As other have mentioned the idea was already out there and other countries were already moving towards it with their designs. There's also the national prestige question. The Royal Navy had a reputation to keep up, and unlike with La Gloire where they could quickly answer with the much more advanced HMS Warrior here at best they'd merely be able to come up with something similar and look like they were following others so better to take the lead IMO. Plus with being able to build it in under a year thanks to building up a store or material and prefabricating parts before officially laying down the keel it also gave them the wow factor of coming out with something revolutionary and in such a short time.
 
As other have mentioned the idea was already out there and other countries were already moving towards it with their designs. There's also the national prestige question. The Royal Navy had a reputation to keep up, and unlike with La Gloire where they could quickly answer with the much more advanced HMS Warrior here at best they'd merely be able to come up with something similar and look like they were following others so better to take the lead IMO. Plus with being able to build it in under a year thanks to building up a store or material and prefabricating parts before officially laying down the keel it also gave them the wow factor of coming out with something revolutionary and in such a short time.
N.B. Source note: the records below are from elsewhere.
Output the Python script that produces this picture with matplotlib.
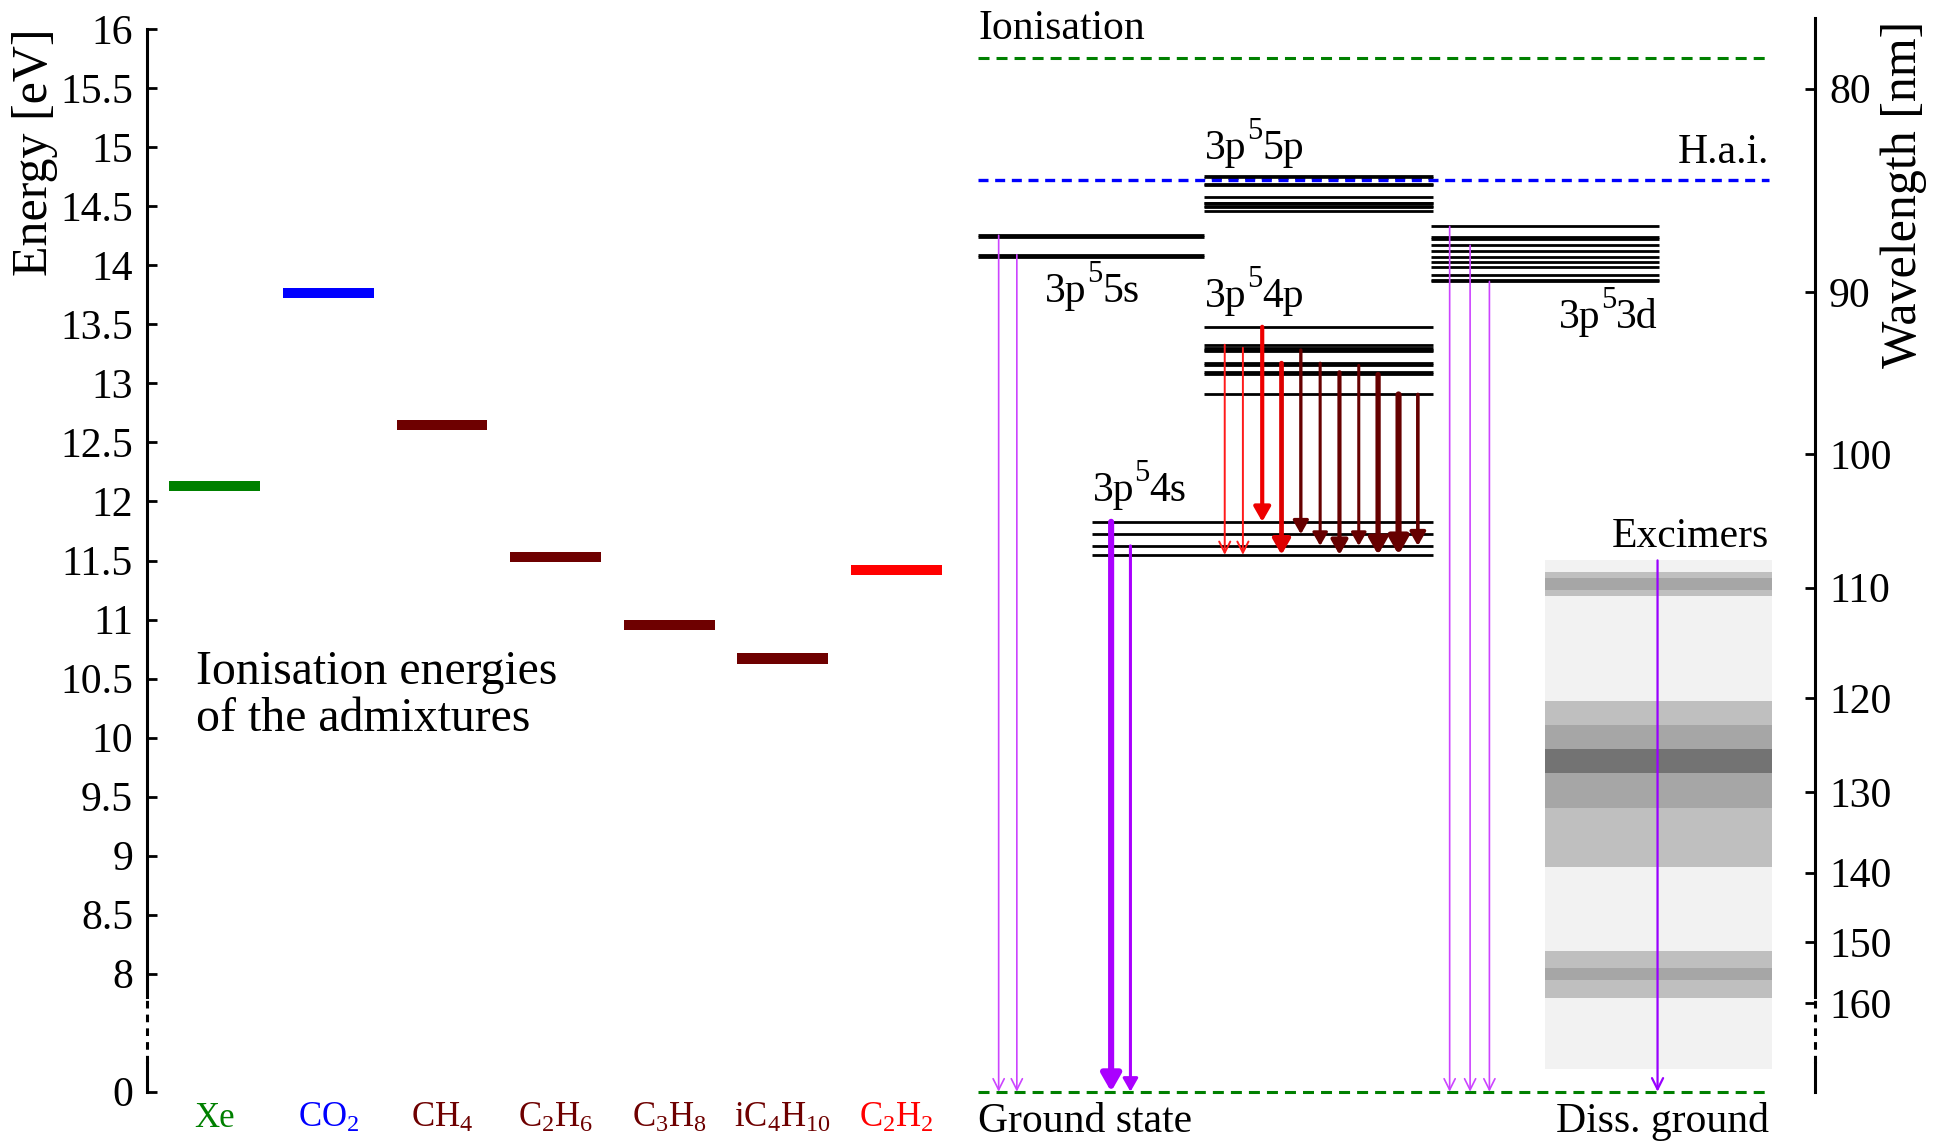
import numpy as np
import matplotlib.pyplot as plt
from matplotlib.font_manager import FontProperties

plt.rcParams['font.family'] = ['Liberation Serif', 'DejaVu Serif']
plt.rcParams['mathtext.fontset'] = 'custom'
plt.rcParams['mathtext.rm'] = 'Liberation Serif'
plt.rcParams['mathtext.it'] = 'Liberation Serif:italic'
plt.rcParams['mathtext.bf'] = 'Liberation Serif:bold'

HC = 1239.84      # eV*nm
GROUND = 7.0      # "0 eV" sits here on the broken axis

# left panel: ionisation energies of the admixtures
gases = ['Xe', 'CO$_2$', 'CH$_4$', 'C$_2$H$_6$', 'C$_3$H$_8$', 'iC$_4$H$_{10}$', 'C$_2$H$_2$']
ion_energy = [12.13, 13.77, 12.65, 11.53, 10.95, 10.67, 11.42]
gas_colors = ['#008000', '#0000ff', '#6e0000', '#6e0000', '#6e0000', '#6e0000', '#ff0000']

# argon levels [eV]
E_ION = 15.76
E_HAI = 14.72
lev_5p = [14.464, 14.499, 14.506, 14.525, 14.529, 14.576, 14.681, 14.688, 14.738, 14.757]
lev_5s = [14.068, 14.090, 14.241, 14.255]
lev_4p = [12.907, 13.076, 13.095, 13.153, 13.172, 13.273, 13.283, 13.302, 13.328, 13.480]
lev_3d = [13.864, 13.875, 13.92, 13.99, 14.03, 14.07, 14.12, 14.17, 14.225, 14.24, 14.33]
lev_4s = [11.548, 11.624, 11.723, 11.828]

# 4p -> 4s transitions
p_x = [8.89, 9.05, 9.22, 9.39, 9.56, 9.73, 9.90, 10.07, 10.24, 10.42, 10.59]
p_upper = [13.328, 13.302, 13.480, 13.172, 13.283, 13.172, 13.095, 13.153, 13.076, 12.907, 12.907]
p_lower = [11.548, 11.548, 11.828, 11.548, 11.723, 11.624, 11.548, 11.624, 11.548, 11.548, 11.624]
p_lw = [0.7, 0.7, 1.5, 1.7, 1.2, 1.1, 1.5, 1.1, 1.9, 2.2, 1.3]
p_col = ['#ff1a1a', '#ff1a1a', '#ee0000', '#dd0000', '#660000', '#660000',
         '#660000', '#660000', '#660000', '#660000', '#660000']

# transitions to the ground state
g_x = [6.90, 7.06, 7.89, 8.06, 10.87, 11.05, 11.22]
g_upper = [14.255, 14.090, 11.828, 11.624, 14.33, 14.17, 13.864]
g_lw = [0.6, 0.6, 2.2, 1.1, 0.6, 0.6, 0.6]
g_col = ['#cc44ff', '#cc44ff', '#aa00ff', '#aa00ff', '#cc44ff', '#cc44ff', '#cc44ff']

# excimer emission bands [nm]
exc_bg = (107.8, 172.4)
exc_bands = [(108.7, 110.7, '#bfbfbf'), (109.2, 110.2, '#a6a6a6'),
             (120.3, 139.2, '#bfbfbf'), (122.7, 131.9, '#a6a6a6'), (125.2, 127.8, '#737373'),
             (151.3, 159.0, '#bfbfbf'), (154.0, 156.1, '#a6a6a6')]

energy_ticks = [GROUND] + list(np.arange(8, 16.01, 0.5))
energy_labels = ['0'] + [f'{v:g}' for v in np.arange(8, 16.01, 0.5)]
wl_ticks = [80, 90, 100, 110, 120, 130, 140, 150, 160]

fig = plt.figure(figsize=(9.735, 5.705), dpi=200)
ax = fig.add_axes([0.0755, 0.0432, 0.8567, 0.9311])
ax.set_xlim(-0.597, 14.086)
ax.set_ylim(GROUND, 16)
for s in ax.spines.values():
    s.set_visible(False)
ax.set_xticks([])
ax.set_yticks(energy_ticks)
ax.set_yticklabels(energy_labels)
ax.tick_params(axis='y', direction='in', length=3.6, width=1.0, labelsize=15, pad=5)

ax2 = ax.twinx()
ax2.set_ylim(GROUND, 16)
for s in ax2.spines.values():
    s.set_visible(False)
ax2.set_yticks([HC / w for w in wl_ticks])
ax2.set_yticklabels([str(w) for w in wl_ticks])
ax2.tick_params(axis='y', direction='in', length=3.6, width=1.0, labelsize=15, pad=5)

# broken spines
trans = ax.get_yaxis_transform()
for xs, top in [(0, 16.0), (1, 16.1)]:
    ax.plot([xs, xs], [7.8, top], transform=trans, clip_on=False, color='k', lw=1.1)
    ax.plot([xs, xs], [7.24, 7.8], transform=trans, clip_on=False, color='k', lw=1.1,
            linestyle=(0, (2.5, 2.0)))
    ax.plot([xs, xs], [GROUND, 7.24], transform=trans, clip_on=False, color='k', lw=1.1)

ax.text(-0.0671, 0.8845, 'Energy [eV]', transform=ax.transAxes, rotation=90,
        ha='center', va='center', fontsize=18)
ax.text(1.0534, 0.845, 'Wavelength [nm]', transform=ax.transAxes, rotation=90,
        ha='center', va='center', fontsize=18)

# left panel
xcat = np.arange(len(gases))
ax.bar(xcat, 0.085, bottom=np.array(ion_energy) - 0.0425, width=0.8, color=gas_colors)
for x, g, c in zip(xcat, gases, gas_colors):
    ax.text(x, 6.70, g, color=c, ha='center', va='baseline', fontsize=12.5, clip_on=False)
ax.text(-0.165, 10.452, 'Ionisation energies', fontsize=17.2, va='baseline')
ax.text(-0.165, 10.054, 'of the admixtures', fontsize=17.2, va='baseline')

# right panel: reference lines
ax.hlines([E_ION, GROUND], 6.72, 13.68, color='#008000', lw=1.1, linestyle=(0, (3.6, 2.3)),
          zorder=4, clip_on=False)
ax.hlines(E_HAI, 6.72, 13.68, color='#0000ff', lw=1.2, linestyle=(0, (3.0, 2.0)),
          gapcolor='white', zorder=4)

# excimer bands
ax.fill_between([11.71, 13.71], HC / exc_bg[1], HC / exc_bg[0], color='#f2f2f2', lw=0, zorder=1)
for w1, w2, c in exc_bands:
    ax.fill_between([11.71, 13.71], HC / w2, HC / w1, color=c, lw=0, zorder=1)

# levels
ax.hlines(lev_5s, 6.72, 8.71, color='k', lw=1.0, zorder=3)
ax.hlines(lev_5p, 8.71, 10.72, color='k', lw=1.0, zorder=3)
ax.hlines(lev_4p, 8.71, 10.72, color='k', lw=1.0, zorder=3)
ax.hlines(lev_4s, 7.72, 10.72, color='k', lw=1.0, zorder=3)
ax.hlines(lev_3d, 10.71, 12.71, color='k', lw=1.0, zorder=3)


def arrow(x, e_top, e_bot, color, lw, filled):
    style = '-|>,head_length=0.35,head_width=0.2' if filled else '->,head_length=0.4,head_width=0.2'
    ms = 8 + 3 * lw if filled else 10
    ax.annotate('', xy=(x, e_bot), xytext=(x, e_top), zorder=5,
                arrowprops=dict(arrowstyle=style, color=color, lw=lw,
                                shrinkA=0, shrinkB=0, mutation_scale=ms))


for i in range(len(p_x)):
    arrow(p_x[i], p_upper[i], p_lower[i], p_col[i], p_lw[i], i >= 2)
for i in range(len(g_x)):
    arrow(g_x[i], g_upper[i], GROUND, g_col[i], g_lw[i], g_lw[i] > 1)
arrow(12.70, HC / exc_bg[0], GROUND, '#9900ff', 0.8, False)

# labels
fs = 15
fs_sup = 11
renderer = fig.canvas.get_renderer()


def text_w(s, size):
    w, h, d = renderer.get_text_width_height_descent(s, FontProperties(size=size), ismath=False)
    return w * 72 / fig.dpi


def level_label(x, y, pre, sup, post, ha='left'):
    # exponent placed by hand so it sits high like in the original
    w_pre, w_sup, w_post = text_w(pre, fs), text_w(sup, fs_sup), text_w(post, fs)
    start = 0 if ha == 'left' else -(w_pre + w_sup + w_post)
    for s, size, dx, dy in [(pre, fs, 0, 0), (sup, fs_sup, w_pre, 7.2),
                            (post, fs, w_pre + w_sup, 0)]:
        ax.annotate(s, (x, y), xytext=(start + dx, dy), textcoords='offset points',
                    fontsize=size, va='baseline', ha='left')


ax.text(6.72, 15.922, 'Ionisation', fontsize=fs, va='baseline', clip_on=False)
ax.text(13.68, 14.87, 'H.a.i.', fontsize=fs, va='baseline', ha='right')
level_label(8.72, 14.90, '3p', '5', '5p')
level_label(7.31, 13.69, '3p', '5', '5s')
level_label(8.72, 13.65, '3p', '5', '4p')
level_label(12.70, 13.47, '3p', '5', '3d', ha='right')
level_label(7.73, 12.00, '3p', '5', '4s')
ax.text(13.68, 11.615, 'Excimers', fontsize=fs, va='baseline', ha='right')
ax.text(6.72, 6.66, 'Ground state', fontsize=fs, va='baseline', clip_on=False)
ax.text(13.68, 6.66, 'Diss. ground', fontsize=fs, va='baseline', ha='right', clip_on=False)

fig.savefig('out.png', dpi=200)
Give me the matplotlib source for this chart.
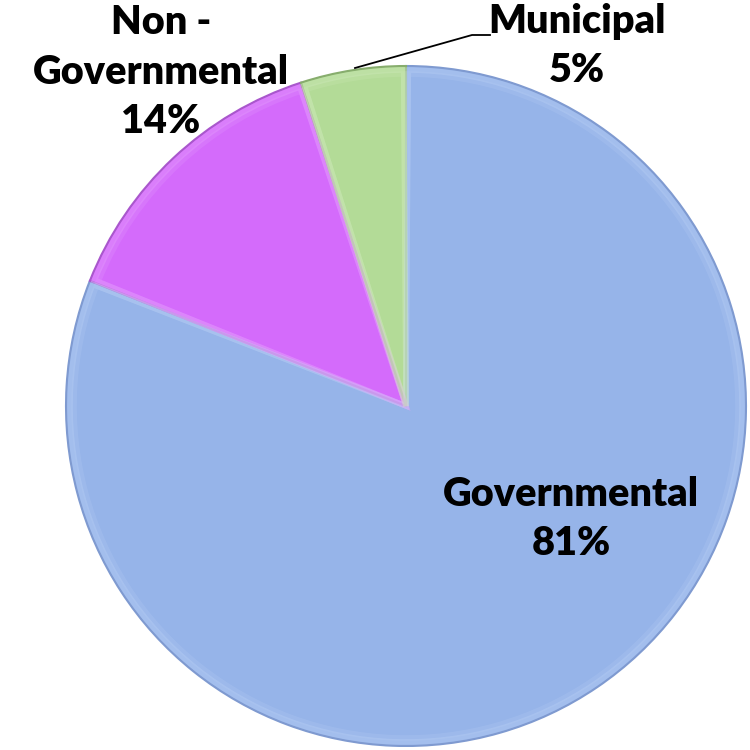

Thru out the late 19th century the Royal Navy often let other nations take the technological point on maritime advances. Their private shipyards, namely Vickers and Armstrong, frequently produced designs for foreign nations that were better than those they built for the RN.
 
Whilst tirelessly revising for my history A-level, I came across many claims that Britain inadvertently weakened its own position in the naval race with Germany by launching HMS Dreadnought.

Now I could see their inital position, as it made their massive numerical advantage in Pre-dreadnoughts irrelevant, but I fail to see how it would quite measure up. I mean, Japan had already begun building Satsuma and the USN had designed USS South Carolina and USS Michigan so surely someone else that Britain cared about would catch on?

Would Britain really have been better off having Fischer fall down the stairs before 1906? Or did the inital head start benefit the Royal Navy in the long run?

Admiral Fisher was also a fan of the Submarine and the power of the torpedo. He forsaw the end of the battleship era before most other people.

In a way the dreadnought was an admission that the old battleship era was over and was perhaps a gamble to persuade the rest of the world that the cost of such large manpower intensive ships would be prohibitive.

Maybe a mass fleet of destroyers, submarines, minelayers and minesweepers backed by large numbers of cruisers would have been more useful than a fleet of over 30 dreadnoughts by 1917.

I think it's unfair to blame Fisher for weakening Britain's position. Without him the Royal Navy would have been defeated in WW1.